Les li­mites de la «du­ra­bi­lité»: l’ar­chi­tec­ture du con­fort

Date de publication
14-01-2022

Le concours pour le nouveau bâtiment des sciences humaines de l’Université de Lausanne à Dorigny est un cas d’école. Il montre les limites de ce que nous pouvons atteindre aujourd’hui en architecture, malgré les bonnes intentions et les compétences d’ingénieur·es et d’architectes qui se montrent prêt·es à formuler des solutions. Rigoureusement organisé, ambitieux, porté par un maître d’ouvrage conscient de ses responsabilités, ce concours exemplaire échoue pourtant à faire éclore un projet révolutionnaire, qui marquerait clairement le changement de direction que nous attendons. Le problème ne vient ni du jury, ni du cahier des charges, ni de l’organisateur. Il est structurel: aujourd’hui, un maître d’ouvrage public ne peut pas prendre de décision qui engage une quelconque incertitude, financière, technique, ou en qui remet en cause le confort d’usage. Le programme du concours prévoyait pourtant ce cas de figure: les usager·ères devraient être en mesure d’adapter leur comportement au climat ambiant. Soit de renoncer probablement à un degré de confort. Mais l’Université de Lausanne est-elle en mesure d’exiger cela de ses étudiant·es et du corps enseignant?

Le projet lauréat propose une ventilation mécanisée en raison de la pollution sonore de l’autoroute voisine: ouvrez les fenêtres et vous entendrez les voitures. Les options de projet sont donc adaptées à la suprématie de l’automobile, un contexte sur lequel on ne veut pas avoir prise. La structure est en bois, mais les dalles seront mixtes, avec 16 cm de béton, afin de donner une masse thermique et renforcer le confort acoustique.

La solution semble simple: il faudrait accepter que, parfois, à certains moments de l’année, à certaines heures de la journée, les températures puissent fluctuer, qu’il faille ouvrir la fenêtre et entendre le bruit des voitures, entendre les déplacements à la sortie d’un cours – accepter en somme l’environnement que nous habitons. Est-ce si grave? Une fois de plus: ce n’est pas la norme qu’il faut pointer du doigt, mais son emploi, la difficulté à mener un débat culturel sur des questions qu’on préfère déléguer à des spécialistes. Or une norme ne devrait pas être un canevas, mais une trame; un tracé régulateur utile pour se repérer et discuter des options de projet, pas une contrainte. Sur le campus, il y a des bâtiments qui respectent toutes les normes – et qui donnent pourtant envie de se jeter par la fenêtre (à condition de pouvoir l’ouvrir).

Dans ce contexte, le projet lauréat est excellent; mais il peut être amélioré.

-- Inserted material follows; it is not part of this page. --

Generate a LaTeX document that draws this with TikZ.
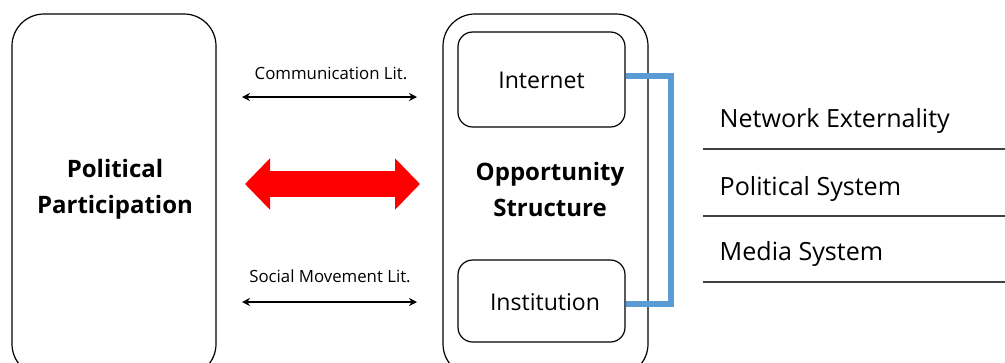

Le jury propose ainsi de supprimer la ventilation mécanisée. On pourrait aussi réfléchir à des dalles sans béton. Qui doit décider? L’usager·ère! Le bâtiment innovant qui répond à nos besoins avant même que nous ne les ayons formulés n’est plus souhaitable. Ce sont les étudiant·es et membres du corps enseignant des facultés de droit et HEC qui doivent être impliqué·es, prendre part à la construction de leur bâtiment, avoir prise sur une décision qui les implique directement. Car ils sont les spécialistes de leur environnement. Accepteront-ils·elles quelques nuisances sonores, quelques degrés Celsius de plus ou de moins au gré des heures et des saisons? Posons-leur la question.